La manovra del Governo grillo-leghista ha confermato i peggiori timori. Come ha scritto il direttore della Svimez, Luca Bianchi, l’unico impatto sulla dinamica del Pil proviene dall’incremento dei trasferimenti alle famiglie, per il reddito di cittadinanza e quota 100. Anche se in realtà si tratta di un impatto modesto. Il Mezzogiorno, in assenza di altri interventi differenziali, è condannato all’identificazione con il reddito di cittadinanza. Una misura pauperista che, alla prova dei fatti, si dimostrerà inefficace. Peraltro, il reddito di cittadinanza, con la correzione operata, perde circa 1,9 miliardi di stanziamenti, facendo scendere la dotazione finanziaria complessiva a 7,1 miliardi, di cui un miliardo per i centri dell’impiego, rispetto ad un fabbisogno stimato dall’Associazione per lo sviluppo dell’industria nel Mezzogiorno, in base alle ipotesi illustrate dal governo, in circa 16 miliardi.
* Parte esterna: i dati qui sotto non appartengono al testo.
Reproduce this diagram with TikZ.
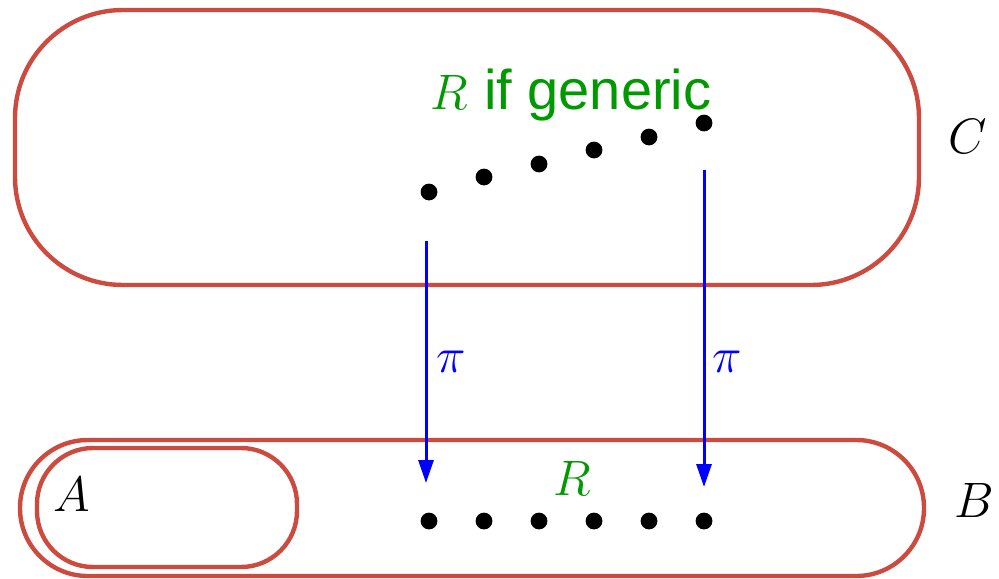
\documentclass[tikz,border=0pt]{standalone}
\usepackage{fontspec}
\setsansfont{Liberation Sans}
\usetikzlibrary{arrows.meta}
\definecolor{ovalred}{RGB}{205,74,63}
\definecolor{labgreen}{RGB}{0,153,0}
\begin{document}
\begin{tikzpicture}[x=0.5pt,y=-0.5pt,
  oval/.style={draw=ovalred,line width=2.2pt},
  pt/.style={circle,fill=black,inner sep=0pt,minimum size=8.4pt},
  proj/.style={draw=blue,line width=1.5pt,-{Triangle[length=11.5pt,width=7.5pt]}},
  lab/.style={inner sep=0pt,font=\fontsize{27}{32}\selectfont}]
\useasboundingbox (0,0) rectangle (999,578);
% sets
\draw[oval, rounded corners=54pt] (15,10) rectangle (919,285);
\draw[oval, rounded corners=33.9pt] (20,440) rectangle (924,576);
\draw[oval, rounded corners=28pt] (37,448) rectangle (297,567);
% set labels
\node[lab, anchor=base] (labC) at (968,153) {$C$};
\node[lab, anchor=base] (labB) at (974,517) {$B$};
\node[lab, anchor=base] (labA) at (72,511) {$A$};
% points upstairs
\node[pt] (c1) at (429,192) {};
\node[pt] (c2) at (484,177) {};
\node[pt] (c3) at (539,164) {};
\node[pt] (c4) at (594,150) {};
\node[pt] (c5) at (649,137) {};
\node[pt] (c6) at (704,123) {};
% points downstairs
\node[pt] (b1) at (429,521) {};
\node[pt] (b2) at (484,521) {};
\node[pt] (b3) at (539,521) {};
\node[pt] (b4) at (594,521) {};
\node[pt] (b5) at (649,521) {};
\node[pt] (b6) at (704,521) {};
% green labels
\node[lab, text=labgreen, anchor=base west] (gen) at (430,109) {$R$ {\sffamily\fontsize{28}{32}\selectfont if generic}};
\node[lab, text=labgreen, anchor=base] (labR) at (572,495) {$R$};
% projections
\coordinate (s1) at (426,241);
\coordinate (e1) at (426,483);
\coordinate (s2) at (704,170);
\coordinate (e2) at (704,487);
\draw[proj] (s1) -- (e1);
\draw[proj] (s2) -- (e2);
\node[lab, text=blue] (pi1) at (451,362) {$\pi$};
\node[lab, text=blue] (pi2) at (727,362) {$\pi$};
\end{tikzpicture}
\end{document}
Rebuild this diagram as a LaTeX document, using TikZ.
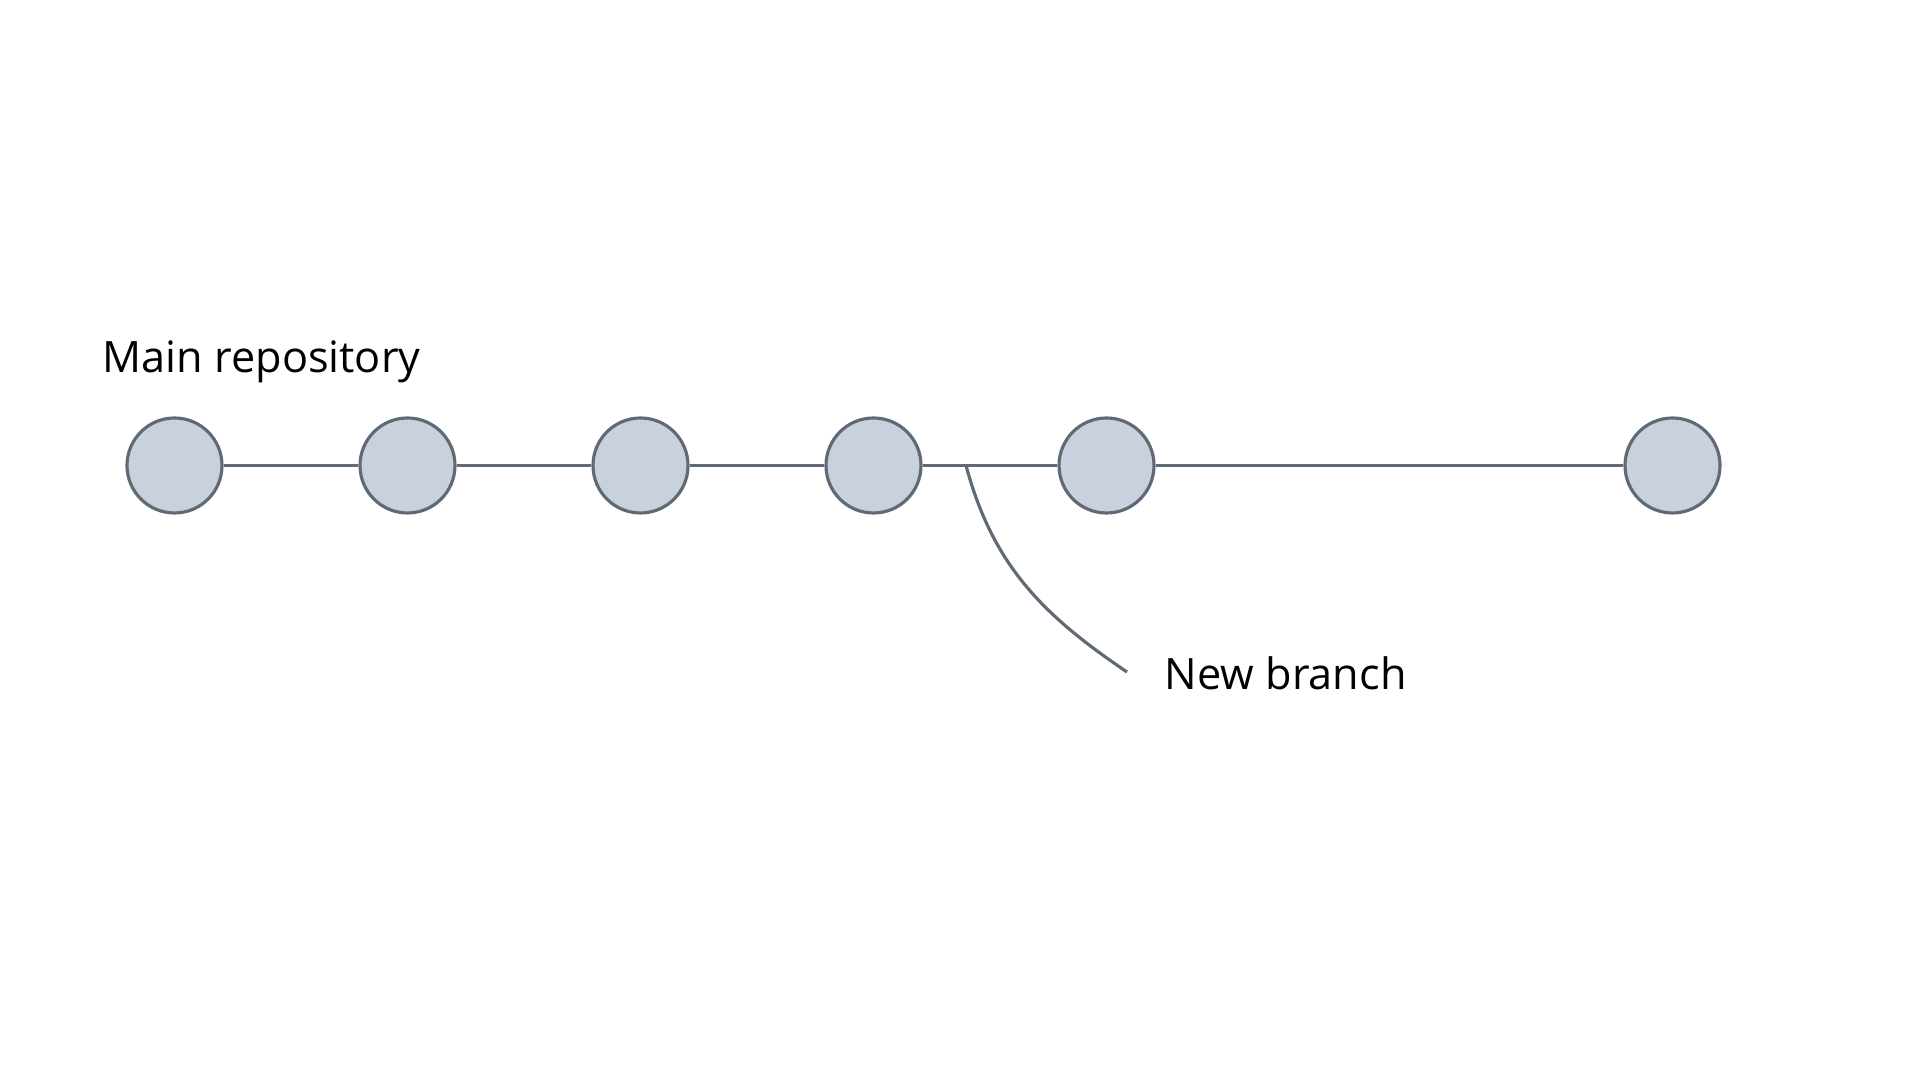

A questo punto, è evidente che il taglio delle risorse dovrà fare scendere, inevitabilmente, la platea dei beneficiari del reddito di cittadinanza molto al di sotto degli annunciati 5 milioni di individui. Qual è il rischio attuale? Che venga erogato un contributo medio di poco più di 300 euro. Siamo lontanissimi dai 780 euro annunciati dal vicepremier Luigi Di Maio. Non solo. Viene definitivamente indebolita la componente di sviluppo della manovra.
La nuova Legge di Bilancio prevede una riprogrammazione di cassa del Fondo di sviluppo e coesione per 800 milioni e taglio del cofinanziamento nazionale per i fondi europei di ulteriori 850 milioni, che si sommano al taglio degli investimenti delle Ferrovie per 600 milioni e al taglio delle risorse per finanziare il credito d’imposta per gli investimenti al Sud. Queste politiche scellerate deprimono le prospettive di crescita del Mezzogiorno, proprio in una fase nella quale il segno meno torna nelle statistiche del Pil e lo sforzo dovrebbe essere massimo. In buona sostanza, il Mezzogiorno è stato posto davanti ad una sorta di scambio mortifero: il reddito di cittadinanza in luogo delle risorse per gli investimenti.
Al di là della propaganda, il Governo gialloverde si è mosso in assoluta continuità con il recente passato. Vale a dire, usare i margini di flessibilità di bilancio per sostenere i redditi invece che finanziare le politiche di sviluppo. In verità, sarebbe bastato vedere i dati degli ultimi anni per capire che proprio nelle regioni meridionali il tessuto economico e produttivo si è rimesso in cammino. Grazie a competenze e spirito imprenditoriale si è riattivato dopo la crisi un tessuto dinamico di imprese, che nonostante un settore pubblico sempre più assente, ha ripreso ad investire e a crescere anche sui mercati internazionali. Già. L’imprenditoria del Sud. L’Esecutivo avrebbe dovuto puntare su questo blocco sociale, grazie agli investimenti e al sostegno alle imprese. Ma Di Maio e compagni, dopo avere criticato giustamente gli 80 euro di renziana memoria, hanno preferito elargire una, seppur bassa elemosina di Stato, che umilia il Meridione d’Italia e condanna le giovani generazioni ad abbandonare la propria terra. Un fatto è evidente. Questo Esecutivo, che ha soffiato sul vento dell’antipolitica, se non darà alcuna possibilità di sviluppo al Mezzogiorno, sarà punito dagli stessi corifei che adesso ne decantano le gesta.